→ **Requirement**: Transcribe the lines below verbatim, skipping the images.

→ **Data shown**:
......
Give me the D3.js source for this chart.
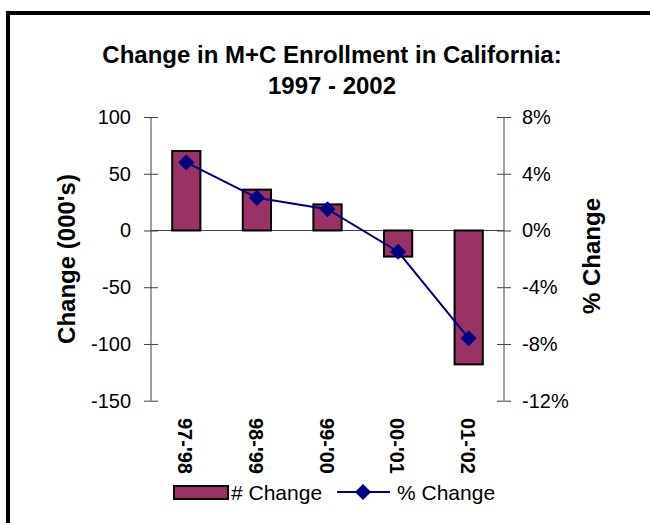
<!DOCTYPE html>
<html>
<head>
<meta charset="utf-8">
<script src="https://cdn.jsdelivr.net/npm/d3@7"></script>
<style>
  body { margin: 0; background: #fff; }
  text { font-family: Arial, "Liberation Sans", sans-serif; }
</style>
</head>
<body>
<svg id="chart" width="650" height="523"></svg>
<script>
const periods = ["97-'98", "98-'99", "99-'00", "00-'01", "01-'02"];
const numChange = [70, 36, 23, -23, -118];        // 000's
const pctChange = [4.8, 2.3, 1.5, -1.5, -7.6];    // percent
const leftTicks = [100, 50, 0, -50, -100, -150];
const rightTicks = [8, 4, 0, -4, -8, -12];

const svg = d3.select('#chart');

// outer frame
svg.append('rect')
  .attr('x', 8)
  .attr('y', 13)
  .attr('width', 700)
  .attr('height', 600)
  .attr('fill', 'none')
  .attr('stroke', 'black')
  .attr('stroke-width', 4);

// title
svg.append('text')
  .attr('x', 332).attr('y', 63)
  .attr('text-anchor', 'middle')
  .attr('font-weight', 'bold')
  .attr('font-size', '24px')
  .text('Change in M+C Enrollment in California:');
svg.append('text')
  .attr('x', 332).attr('y', 94)
  .attr('text-anchor', 'middle')
  .attr('font-weight', 'bold')
  .attr('font-size', '24px')
  .text('1997 - 2002');

const plotL = 151, plotR = 504, plotT = 117, plotB = 400.7;

const x = d3.scaleBand()
  .domain(periods)
  .range([plotL, plotR])
  .paddingInner(0.6)
  .paddingOuter(0.3);

const y = d3.scaleLinear().domain([-150, 100]).range([plotB, plotT]);
const y2 = d3.scaleLinear().domain([-12, 8]).range([plotB, plotT]);

const axisColor = '#404040';

// zero line
svg.append('line')
  .attr('x1', plotL).attr('x2', plotR)
  .attr('y1', y(0)).attr('y2', y(0))
  .attr('stroke', axisColor);

// bars
svg.append('g').selectAll('rect')
  .data(numChange)
  .join('rect')
  .attr('x', (d, i) => x(periods[i]))
  .attr('width', x.bandwidth())
  .attr('y', d => y(Math.max(0, d)))
  .attr('height', d => Math.abs(y(d) - y(0)))
  .attr('fill', '#993366')
  .attr('stroke', 'black')
  .attr('stroke-width', 2);

// left axis
const gl = svg.append('g')
  .attr('transform', `translate(${plotL},0)`)
  .call(d3.axisLeft(y).tickValues(leftTicks).tickSize(7).tickPadding(13)
    .tickFormat(d => String(d)));
gl.selectAll('.tick line').attr('x2', 7).attr('x1', -7);

// right axis
const gr = svg.append('g')
  .attr('transform', `translate(${plotR},0)`)
  .call(d3.axisRight(y2).tickValues(rightTicks).tickSize(7).tickPadding(11)
    .tickFormat(d => d + '%'));
gr.selectAll('.tick line').attr('x1', -7).attr('x2', 7);

[gl, gr].forEach(g => {
  g.select('.domain').remove();
  g.selectAll('.tick line').attr('stroke', axisColor);
  g.selectAll('.tick text')
    .attr('font-size', '20px')
    .attr('font-family', 'Arial, "Liberation Sans", sans-serif')
    .attr('fill', 'black');
  g.append('line').attr('y1', plotT).attr('y2', plotB).attr('stroke', axisColor);
});

// line series
const cx = d => x(d) + x.bandwidth() / 2;
svg.append('path')
  .datum(pctChange)
  .attr('d', d3.line().x((d, i) => cx(periods[i])).y(d => y2(d)))
  .attr('fill', 'none')
  .attr('stroke', '#000080')
  .attr('stroke-width', 2);

const diamond = d3.symbol().type(d3.symbolSquare).size(130);
svg.append('g').selectAll('path')
  .data(pctChange)
  .join('path')
  .attr('d', diamond)
  .attr('transform', (d, i) => `translate(${cx(periods[i])},${y2(d)}) rotate(45)`)
  .attr('fill', '#000080');

// x labels rotated
svg.append('g').selectAll('text')
  .data(periods)
  .join('text')
  .attr('transform', d => `translate(${cx(d) - 8},418) rotate(90)`)
  .attr('font-weight', 'bold')
  .attr('font-size', '20px')
  .text(d => d);

// axis titles
svg.append('text')
  .attr('transform', 'translate(75,259) rotate(-90)')
  .attr('text-anchor', 'middle')
  .attr('font-weight', 'bold')
  .attr('font-size', '24px')
  .text("Change (000's)");
svg.append('text')
  .attr('transform', 'translate(600,256) rotate(-90)')
  .attr('text-anchor', 'middle')
  .attr('font-weight', 'bold')
  .attr('font-size', '24px')
  .text('% Change');

// legend
svg.append('rect')
  .attr('x', 174).attr('y', 486)
  .attr('width', 54).attr('height', 13)
  .attr('fill', '#993366')
  .attr('stroke', 'black')
  .attr('stroke-width', 2);
svg.append('text')
  .attr('x', 231).attr('y', 500)
  .attr('font-size', '21px')
  .text('# Change');
svg.append('line')
  .attr('x1', 337).attr('x2', 390)
  .attr('y1', 492).attr('y2', 492)
  .attr('stroke', '#000080').attr('stroke-width', 2);
svg.append('path')
  .attr('d', diamond)
  .attr('transform', 'translate(363,492) rotate(45)')
  .attr('fill', '#000080');
svg.append('text')
  .attr('x', 397).attr('y', 500)
  .attr('font-size', '21px')
  .text('% Change');
</script>
</body>
</html>
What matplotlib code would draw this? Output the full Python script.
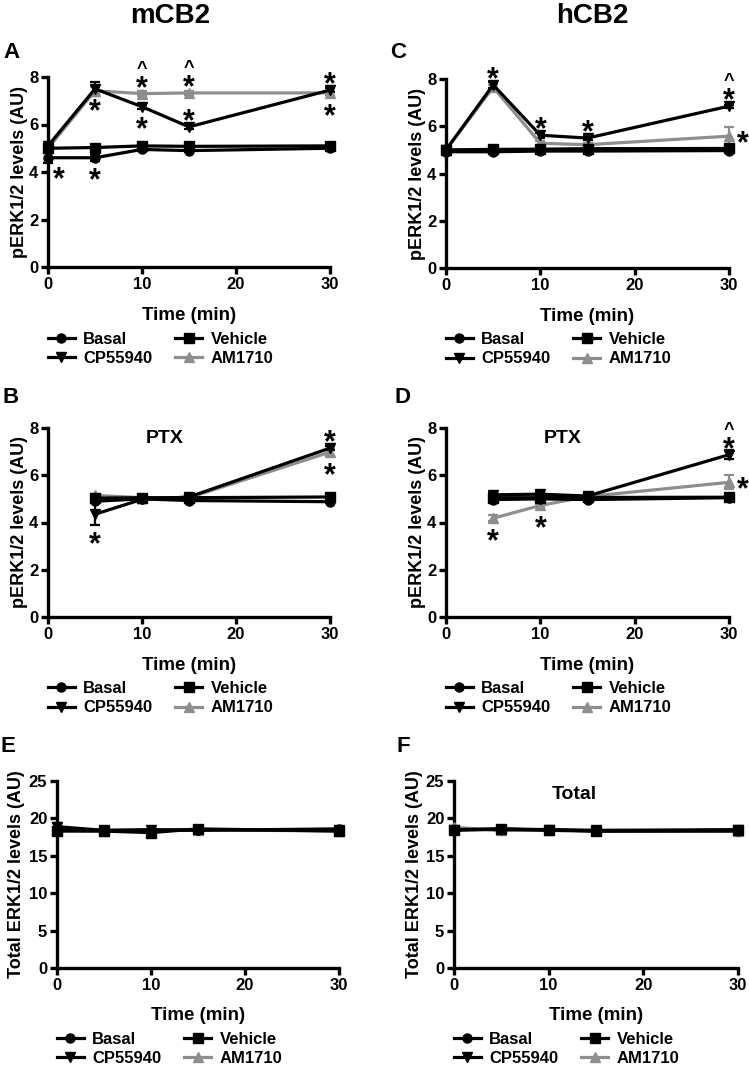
......
→ **Response to the exercise**:
Give me the D3.js source for this chart.
<!DOCTYPE html>
<html>
<head>
<meta charset="utf-8">
<script src="https://cdn.jsdelivr.net/npm/d3@7"></script>
<style>
  body { margin: 0; background: #fff; }
  text { font-family: Arial, "Liberation Sans", sans-serif; }
</style>
</head>
<body>
<svg id="chart" width="650" height="523"></svg>
<script>
const periods = ["97-'98", "98-'99", "99-'00", "00-'01", "01-'02"];
const numChange = [70, 36, 23, -23, -118];        // 000's
const pctChange = [4.8, 2.3, 1.5, -1.5, -7.6];    // percent
const leftTicks = [100, 50, 0, -50, -100, -150];
const rightTicks = [8, 4, 0, -4, -8, -12];

const svg = d3.select('#chart');

// outer frame
svg.append('rect')
  .attr('x', 8)
  .attr('y', 13)
  .attr('width', 700)
  .attr('height', 600)
  .attr('fill', 'none')
  .attr('stroke', 'black')
  .attr('stroke-width', 4);

// title
svg.append('text')
  .attr('x', 332).attr('y', 63)
  .attr('text-anchor', 'middle')
  .attr('font-weight', 'bold')
  .attr('font-size', '24px')
  .text('Change in M+C Enrollment in California:');
svg.append('text')
  .attr('x', 332).attr('y', 94)
  .attr('text-anchor', 'middle')
  .attr('font-weight', 'bold')
  .attr('font-size', '24px')
  .text('1997 - 2002');

const plotL = 151, plotR = 504, plotT = 117, plotB = 400.7;

const x = d3.scaleBand()
  .domain(periods)
  .range([plotL, plotR])
  .paddingInner(0.6)
  .paddingOuter(0.3);

const y = d3.scaleLinear().domain([-150, 100]).range([plotB, plotT]);
const y2 = d3.scaleLinear().domain([-12, 8]).range([plotB, plotT]);

const axisColor = '#404040';

// zero line
svg.append('line')
  .attr('x1', plotL).attr('x2', plotR)
  .attr('y1', y(0)).attr('y2', y(0))
  .attr('stroke', axisColor);

// bars
svg.append('g').selectAll('rect')
  .data(numChange)
  .join('rect')
  .attr('x', (d, i) => x(periods[i]))
  .attr('width', x.bandwidth())
  .attr('y', d => y(Math.max(0, d)))
  .attr('height', d => Math.abs(y(d) - y(0)))
  .attr('fill', '#993366')
  .attr('stroke', 'black')
  .attr('stroke-width', 2);

// left axis
const gl = svg.append('g')
  .attr('transform', `translate(${plotL},0)`)
  .call(d3.axisLeft(y).tickValues(leftTicks).tickSize(7).tickPadding(13)
    .tickFormat(d => String(d)));
gl.selectAll('.tick line').attr('x2', 7).attr('x1', -7);

// right axis
const gr = svg.append('g')
  .attr('transform', `translate(${plotR},0)`)
  .call(d3.axisRight(y2).tickValues(rightTicks).tickSize(7).tickPadding(11)
    .tickFormat(d => d + '%'));
gr.selectAll('.tick line').attr('x1', -7).attr('x2', 7);

[gl, gr].forEach(g => {
  g.select('.domain').remove();
  g.selectAll('.tick line').attr('stroke', axisColor);
  g.selectAll('.tick text')
    .attr('font-size', '20px')
    .attr('font-family', 'Arial, "Liberation Sans", sans-serif')
    .attr('fill', 'black');
  g.append('line').attr('y1', plotT).attr('y2', plotB).attr('stroke', axisColor);
});

// line series
const cx = d => x(d) + x.bandwidth() / 2;
svg.append('path')
  .datum(pctChange)
  .attr('d', d3.line().x((d, i) => cx(periods[i])).y(d => y2(d)))
  .attr('fill', 'none')
  .attr('stroke', '#000080')
  .attr('stroke-width', 2);

const diamond = d3.symbol().type(d3.symbolSquare).size(130);
svg.append('g').selectAll('path')
  .data(pctChange)
  .join('path')
  .attr('d', diamond)
  .attr('transform', (d, i) => `translate(${cx(periods[i])},${y2(d)}) rotate(45)`)
  .attr('fill', '#000080');

// x labels rotated
svg.append('g').selectAll('text')
  .data(periods)
  .join('text')
  .attr('transform', d => `translate(${cx(d) - 8},418) rotate(90)`)
  .attr('font-weight', 'bold')
  .attr('font-size', '20px')
  .text(d => d);

// axis titles
svg.append('text')
  .attr('transform', 'translate(75,259) rotate(-90)')
  .attr('text-anchor', 'middle')
  .attr('font-weight', 'bold')
  .attr('font-size', '24px')
  .text("Change (000's)");
svg.append('text')
  .attr('transform', 'translate(600,256) rotate(-90)')
  .attr('text-anchor', 'middle')
  .attr('font-weight', 'bold')
  .attr('font-size', '24px')
  .text('% Change');

// legend
svg.append('rect')
  .attr('x', 174).attr('y', 486)
  .attr('width', 54).attr('height', 13)
  .attr('fill', '#993366')
  .attr('stroke', 'black')
  .attr('stroke-width', 2);
svg.append('text')
  .attr('x', 231).attr('y', 500)
  .attr('font-size', '21px')
  .text('# Change');
svg.append('line')
  .attr('x1', 337).attr('x2', 390)
  .attr('y1', 492).attr('y2', 492)
  .attr('stroke', '#000080').attr('stroke-width', 2);
svg.append('path')
  .attr('d', diamond)
  .attr('transform', 'translate(363,492) rotate(45)')
  .attr('fill', '#000080');
svg.append('text')
  .attr('x', 397).attr('y', 500)
  .attr('font-size', '21px')
  .text('% Change');
</script>
</body>
</html>
What matplotlib code would draw this? Output the full Python script.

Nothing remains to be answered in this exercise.